→ WRITTEN PROBLEM: Extract each line where the string "with" shows up.

→ AVAILABLE DATA:
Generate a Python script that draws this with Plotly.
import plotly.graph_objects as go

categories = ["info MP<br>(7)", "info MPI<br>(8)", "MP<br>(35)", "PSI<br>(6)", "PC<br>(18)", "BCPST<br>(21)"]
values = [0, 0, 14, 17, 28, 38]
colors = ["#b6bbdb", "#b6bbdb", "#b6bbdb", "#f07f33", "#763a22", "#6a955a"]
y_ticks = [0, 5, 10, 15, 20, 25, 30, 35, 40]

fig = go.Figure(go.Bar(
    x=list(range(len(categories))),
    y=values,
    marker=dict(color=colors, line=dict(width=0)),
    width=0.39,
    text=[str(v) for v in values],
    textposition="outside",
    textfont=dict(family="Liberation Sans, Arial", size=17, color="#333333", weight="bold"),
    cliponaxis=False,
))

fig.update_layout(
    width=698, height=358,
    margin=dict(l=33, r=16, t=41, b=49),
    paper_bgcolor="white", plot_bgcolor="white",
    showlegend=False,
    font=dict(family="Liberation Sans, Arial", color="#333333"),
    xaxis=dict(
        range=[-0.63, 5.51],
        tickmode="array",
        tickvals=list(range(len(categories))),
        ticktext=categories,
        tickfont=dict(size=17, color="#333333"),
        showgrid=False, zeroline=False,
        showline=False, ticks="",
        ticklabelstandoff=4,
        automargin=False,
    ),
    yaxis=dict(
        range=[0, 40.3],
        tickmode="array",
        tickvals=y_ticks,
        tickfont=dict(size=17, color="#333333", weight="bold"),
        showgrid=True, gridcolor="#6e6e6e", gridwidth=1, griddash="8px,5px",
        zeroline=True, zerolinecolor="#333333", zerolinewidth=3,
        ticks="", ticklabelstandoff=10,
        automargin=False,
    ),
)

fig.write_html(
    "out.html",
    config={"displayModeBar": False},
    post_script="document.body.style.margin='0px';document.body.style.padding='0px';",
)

* * *

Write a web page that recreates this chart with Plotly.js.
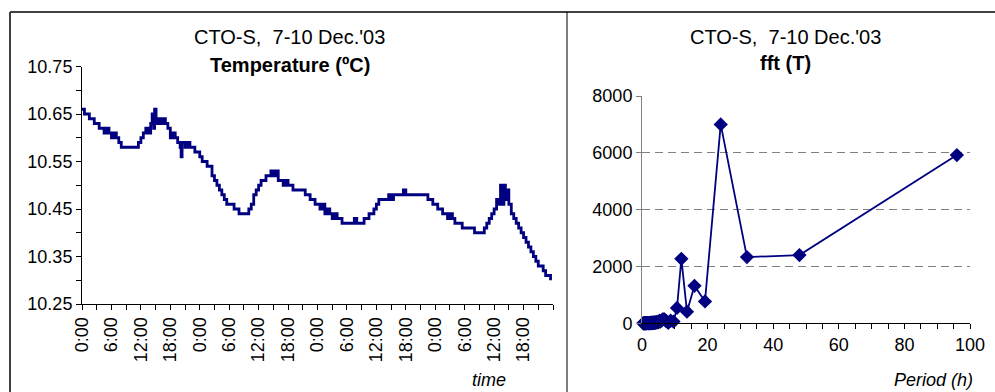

* * *

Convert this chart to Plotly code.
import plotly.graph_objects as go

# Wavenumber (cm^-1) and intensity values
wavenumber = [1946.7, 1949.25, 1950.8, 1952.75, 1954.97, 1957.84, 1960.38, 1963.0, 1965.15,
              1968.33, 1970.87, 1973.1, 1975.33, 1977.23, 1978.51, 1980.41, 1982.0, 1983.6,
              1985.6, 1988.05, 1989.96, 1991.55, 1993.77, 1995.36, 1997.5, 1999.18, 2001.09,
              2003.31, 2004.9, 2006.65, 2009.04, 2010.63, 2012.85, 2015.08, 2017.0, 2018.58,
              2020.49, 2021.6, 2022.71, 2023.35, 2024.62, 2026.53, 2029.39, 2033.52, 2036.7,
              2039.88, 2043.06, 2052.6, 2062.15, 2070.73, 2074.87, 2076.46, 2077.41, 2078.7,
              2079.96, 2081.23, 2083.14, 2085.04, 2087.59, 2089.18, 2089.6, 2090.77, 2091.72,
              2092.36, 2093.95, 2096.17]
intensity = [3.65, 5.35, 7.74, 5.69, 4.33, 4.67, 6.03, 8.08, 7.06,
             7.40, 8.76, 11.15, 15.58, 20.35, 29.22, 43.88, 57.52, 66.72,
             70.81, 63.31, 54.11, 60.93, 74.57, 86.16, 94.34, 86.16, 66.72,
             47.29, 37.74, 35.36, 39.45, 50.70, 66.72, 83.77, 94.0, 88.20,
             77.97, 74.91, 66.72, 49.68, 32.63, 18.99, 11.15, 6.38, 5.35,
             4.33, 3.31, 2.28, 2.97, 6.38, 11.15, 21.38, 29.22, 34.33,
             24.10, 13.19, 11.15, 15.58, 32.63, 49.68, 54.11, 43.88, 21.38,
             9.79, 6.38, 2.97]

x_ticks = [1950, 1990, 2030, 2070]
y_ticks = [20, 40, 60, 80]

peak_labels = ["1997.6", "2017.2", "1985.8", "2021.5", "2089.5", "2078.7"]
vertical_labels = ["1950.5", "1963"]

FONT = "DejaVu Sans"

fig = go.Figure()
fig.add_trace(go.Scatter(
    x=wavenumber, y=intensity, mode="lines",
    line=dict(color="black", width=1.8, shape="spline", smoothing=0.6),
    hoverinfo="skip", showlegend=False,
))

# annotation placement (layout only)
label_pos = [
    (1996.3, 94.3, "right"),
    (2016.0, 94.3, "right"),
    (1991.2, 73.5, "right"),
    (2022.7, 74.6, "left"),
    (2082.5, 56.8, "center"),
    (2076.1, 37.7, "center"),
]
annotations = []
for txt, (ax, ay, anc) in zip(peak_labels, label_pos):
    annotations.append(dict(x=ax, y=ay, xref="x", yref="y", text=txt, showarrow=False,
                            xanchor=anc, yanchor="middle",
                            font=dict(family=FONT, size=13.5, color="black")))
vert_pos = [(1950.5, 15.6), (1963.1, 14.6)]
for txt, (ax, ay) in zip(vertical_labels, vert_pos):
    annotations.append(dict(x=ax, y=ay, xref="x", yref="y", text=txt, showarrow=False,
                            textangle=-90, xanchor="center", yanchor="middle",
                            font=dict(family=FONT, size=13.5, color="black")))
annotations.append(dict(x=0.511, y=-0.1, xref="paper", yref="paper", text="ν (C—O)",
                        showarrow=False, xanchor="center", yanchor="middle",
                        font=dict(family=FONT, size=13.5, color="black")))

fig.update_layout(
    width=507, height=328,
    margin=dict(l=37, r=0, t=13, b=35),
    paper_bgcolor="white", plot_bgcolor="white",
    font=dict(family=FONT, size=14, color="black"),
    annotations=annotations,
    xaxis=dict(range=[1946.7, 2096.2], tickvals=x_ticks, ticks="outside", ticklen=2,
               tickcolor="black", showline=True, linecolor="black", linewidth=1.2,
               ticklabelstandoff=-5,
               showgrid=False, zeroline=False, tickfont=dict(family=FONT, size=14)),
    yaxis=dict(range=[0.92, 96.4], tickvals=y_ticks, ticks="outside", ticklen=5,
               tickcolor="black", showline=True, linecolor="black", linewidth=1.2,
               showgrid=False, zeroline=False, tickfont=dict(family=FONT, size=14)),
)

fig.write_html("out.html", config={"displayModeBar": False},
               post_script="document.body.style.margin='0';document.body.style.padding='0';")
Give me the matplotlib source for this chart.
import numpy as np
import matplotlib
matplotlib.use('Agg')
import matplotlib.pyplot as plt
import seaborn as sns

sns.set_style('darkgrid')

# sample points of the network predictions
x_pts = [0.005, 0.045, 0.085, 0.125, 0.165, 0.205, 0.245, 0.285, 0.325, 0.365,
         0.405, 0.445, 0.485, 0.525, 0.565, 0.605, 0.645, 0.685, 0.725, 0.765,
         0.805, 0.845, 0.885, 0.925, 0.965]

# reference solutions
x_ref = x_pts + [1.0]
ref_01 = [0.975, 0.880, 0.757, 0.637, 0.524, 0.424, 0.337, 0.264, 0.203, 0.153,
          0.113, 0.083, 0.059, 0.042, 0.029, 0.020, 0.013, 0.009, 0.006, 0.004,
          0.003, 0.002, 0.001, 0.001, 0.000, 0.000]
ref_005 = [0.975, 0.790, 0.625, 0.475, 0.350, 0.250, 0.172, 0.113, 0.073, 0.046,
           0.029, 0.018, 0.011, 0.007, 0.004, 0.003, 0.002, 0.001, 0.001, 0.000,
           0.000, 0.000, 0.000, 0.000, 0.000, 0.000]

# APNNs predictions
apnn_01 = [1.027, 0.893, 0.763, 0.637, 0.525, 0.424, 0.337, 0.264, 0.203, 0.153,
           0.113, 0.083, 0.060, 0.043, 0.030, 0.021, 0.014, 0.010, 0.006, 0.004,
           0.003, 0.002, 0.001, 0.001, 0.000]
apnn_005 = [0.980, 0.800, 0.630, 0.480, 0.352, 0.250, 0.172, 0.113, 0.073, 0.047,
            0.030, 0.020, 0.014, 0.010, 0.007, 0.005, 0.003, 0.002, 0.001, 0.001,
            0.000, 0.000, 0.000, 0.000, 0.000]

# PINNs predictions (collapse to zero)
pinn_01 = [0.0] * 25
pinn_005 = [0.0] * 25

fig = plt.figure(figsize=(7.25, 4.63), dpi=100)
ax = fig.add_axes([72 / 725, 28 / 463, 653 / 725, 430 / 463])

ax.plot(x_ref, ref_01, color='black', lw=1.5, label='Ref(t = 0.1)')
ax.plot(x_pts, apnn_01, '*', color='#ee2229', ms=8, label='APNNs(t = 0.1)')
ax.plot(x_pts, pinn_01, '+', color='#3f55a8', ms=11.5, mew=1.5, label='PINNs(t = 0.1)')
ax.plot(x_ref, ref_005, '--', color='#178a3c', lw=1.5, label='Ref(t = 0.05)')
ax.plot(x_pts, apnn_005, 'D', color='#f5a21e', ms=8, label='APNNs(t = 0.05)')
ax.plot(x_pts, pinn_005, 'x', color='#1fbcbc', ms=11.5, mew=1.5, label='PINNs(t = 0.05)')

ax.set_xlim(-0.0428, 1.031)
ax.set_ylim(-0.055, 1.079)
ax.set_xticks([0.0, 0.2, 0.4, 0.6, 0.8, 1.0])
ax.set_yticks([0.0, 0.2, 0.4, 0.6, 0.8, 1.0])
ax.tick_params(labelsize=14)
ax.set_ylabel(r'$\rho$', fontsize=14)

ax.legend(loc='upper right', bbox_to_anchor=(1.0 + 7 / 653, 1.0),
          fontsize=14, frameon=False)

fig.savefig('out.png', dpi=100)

→ TASK ANSWER:
Generate a Python script that draws this with Plotly.
Write a web page that recreates this chart with Plotly.js.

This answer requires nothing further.